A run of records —
## START
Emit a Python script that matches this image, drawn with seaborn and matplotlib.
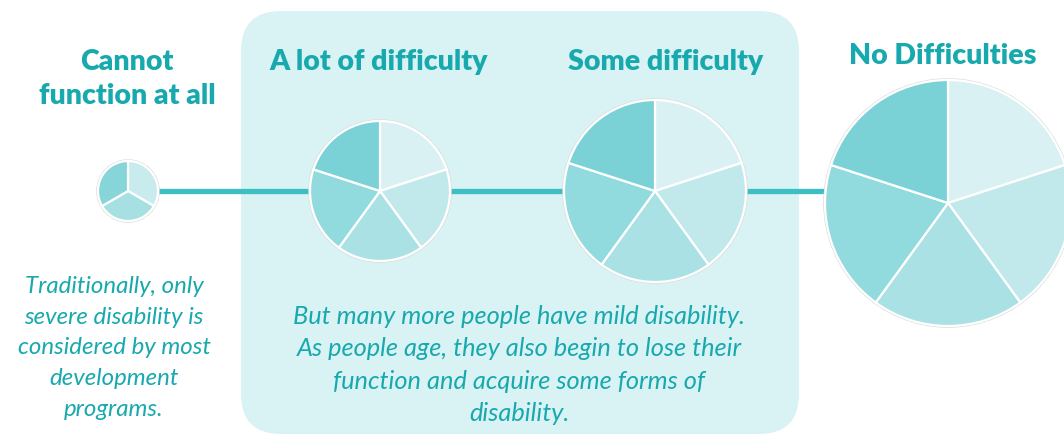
import numpy as np
import matplotlib
matplotlib.use("Agg")
import matplotlib.pyplot as plt
from matplotlib.patches import FancyBboxPatch, Circle
import seaborn as sns

# data
titles = ["Cannot\nfunction at all", "A lot of difficulty", "Some difficulty", "No Difficulties"]
shares = [[1, 1, 1], [1, 1, 1, 1, 1], [1, 1, 1, 1, 1], [1, 1, 1, 1, 1]]
left_note = "Traditionally, only\nsevere disability is\nconsidered by most\ndevelopment\nprograms."
mid_note = ("But many more people have mild disability.\n"
            "As people age, they also begin to lose their\n"
            "function and acquire some forms of\n"
            "disability.")

# layout (pixels, y from top)
W, H = 1064, 434
centers = [(128, 191), (380, 191), (655, 191), (948, 203)]
radii = [30, 70, 91, 123]
title_pos = [(127, 79), (379, 62), (666, 62), (943, 56)]

teal = "#17A9AE"
palette5 = sns.blend_palette(["#D9F1F2", "#7AD2D6"], 5)
palette3 = sns.blend_palette(["#C8ECEE", "#86D5D9"], 3)

sns.set_theme(style="white")

fig = plt.figure(figsize=(W / 100, H / 100), dpi=100)
ax = fig.add_axes([0, 0, 1, 1])

# background box for the middle group
box = FancyBboxPatch((241, 0), 558, H - 15 + 4,
                     boxstyle="round,pad=0,rounding_size=40",
                     facecolor="#D9F2F4", edgecolor="none", zorder=0)
ax.add_patch(box)

# connecting line
ax.plot([157, 830], [H - 191, H - 191], color="#3DBEC2", lw=3.8, zorder=1,
        solid_capstyle="butt")

for (cx, cy), r, vals in zip(centers, radii, shares):
    cols = palette3 if len(vals) == 3 else palette5
    ax.add_patch(Circle((cx, H - cy), r + 1.2, facecolor="none",
                        edgecolor="#DADADA", lw=0.8, zorder=1.5))
    wedges, _ = ax.pie(vals, colors=cols, center=(cx, H - cy), radius=r,
                       startangle=90, counterclock=False, frame=True,
                       wedgeprops=dict(edgecolor="white", linewidth=1.6))
    for w in wedges:
        w.set_zorder(2)

for (tx, ty), t in zip(title_pos, titles):
    ax.text(tx, H - ty, t, ha="center", va="center", fontsize=20.5,
            fontfamily="Lato", fontweight="heavy", color=teal,
            linespacing=1.38, zorder=3)

ax.text(114, H - 348, left_note, ha="center", va="center", fontsize=17.3,
        fontfamily="Lato", fontstyle="italic", color=teal,
        linespacing=1.58, zorder=3)
ax.text(519, H - 365, mid_note, ha="center", va="center", fontsize=18.3,
        fontfamily="Lato", fontstyle="italic", color=teal,
        linespacing=1.5, zorder=3)

ax.set_xlim(0, W)
ax.set_ylim(0, H)
ax.set_aspect("equal")
ax.axis("off")

fig.savefig("out.png", dpi=100, facecolor="white")
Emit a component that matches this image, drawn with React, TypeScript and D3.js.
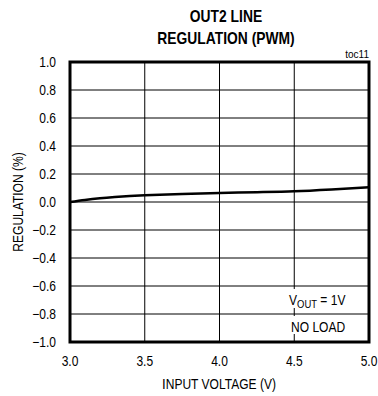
## END
Exercise directions —
Leave out the pictures and give the rest of the records again exactly.

Solution to this task —
Emit a Python script that matches this image, drawn with seaborn and matplotlib.
import numpy as np
import matplotlib
matplotlib.use("Agg")
import matplotlib.pyplot as plt
from matplotlib.patches import FancyBboxPatch, Circle
import seaborn as sns

# data
titles = ["Cannot\nfunction at all", "A lot of difficulty", "Some difficulty", "No Difficulties"]
shares = [[1, 1, 1], [1, 1, 1, 1, 1], [1, 1, 1, 1, 1], [1, 1, 1, 1, 1]]
left_note = "Traditionally, only\nsevere disability is\nconsidered by most\ndevelopment\nprograms."
mid_note = ("But many more people have mild disability.\n"
            "As people age, they also begin to lose their\n"
            "function and acquire some forms of\n"
            "disability.")

# layout (pixels, y from top)
W, H = 1064, 434
centers = [(128, 191), (380, 191), (655, 191), (948, 203)]
radii = [30, 70, 91, 123]
title_pos = [(127, 79), (379, 62), (666, 62), (943, 56)]

teal = "#17A9AE"
palette5 = sns.blend_palette(["#D9F1F2", "#7AD2D6"], 5)
palette3 = sns.blend_palette(["#C8ECEE", "#86D5D9"], 3)

sns.set_theme(style="white")

fig = plt.figure(figsize=(W / 100, H / 100), dpi=100)
ax = fig.add_axes([0, 0, 1, 1])

# background box for the middle group
box = FancyBboxPatch((241, 0), 558, H - 15 + 4,
                     boxstyle="round,pad=0,rounding_size=40",
                     facecolor="#D9F2F4", edgecolor="none", zorder=0)
ax.add_patch(box)

# connecting line
ax.plot([157, 830], [H - 191, H - 191], color="#3DBEC2", lw=3.8, zorder=1,
        solid_capstyle="butt")

for (cx, cy), r, vals in zip(centers, radii, shares):
    cols = palette3 if len(vals) == 3 else palette5
    ax.add_patch(Circle((cx, H - cy), r + 1.2, facecolor="none",
                        edgecolor="#DADADA", lw=0.8, zorder=1.5))
    wedges, _ = ax.pie(vals, colors=cols, center=(cx, H - cy), radius=r,
                       startangle=90, counterclock=False, frame=True,
                       wedgeprops=dict(edgecolor="white", linewidth=1.6))
    for w in wedges:
        w.set_zorder(2)

for (tx, ty), t in zip(title_pos, titles):
    ax.text(tx, H - ty, t, ha="center", va="center", fontsize=20.5,
            fontfamily="Lato", fontweight="heavy", color=teal,
            linespacing=1.38, zorder=3)

ax.text(114, H - 348, left_note, ha="center", va="center", fontsize=17.3,
        fontfamily="Lato", fontstyle="italic", color=teal,
        linespacing=1.58, zorder=3)
ax.text(519, H - 365, mid_note, ha="center", va="center", fontsize=18.3,
        fontfamily="Lato", fontstyle="italic", color=teal,
        linespacing=1.5, zorder=3)

ax.set_xlim(0, W)
ax.set_ylim(0, H)
ax.set_aspect("equal")
ax.axis("off")

fig.savefig("out.png", dpi=100, facecolor="white")
Emit a component that matches this image, drawn with React, TypeScript and D3.js.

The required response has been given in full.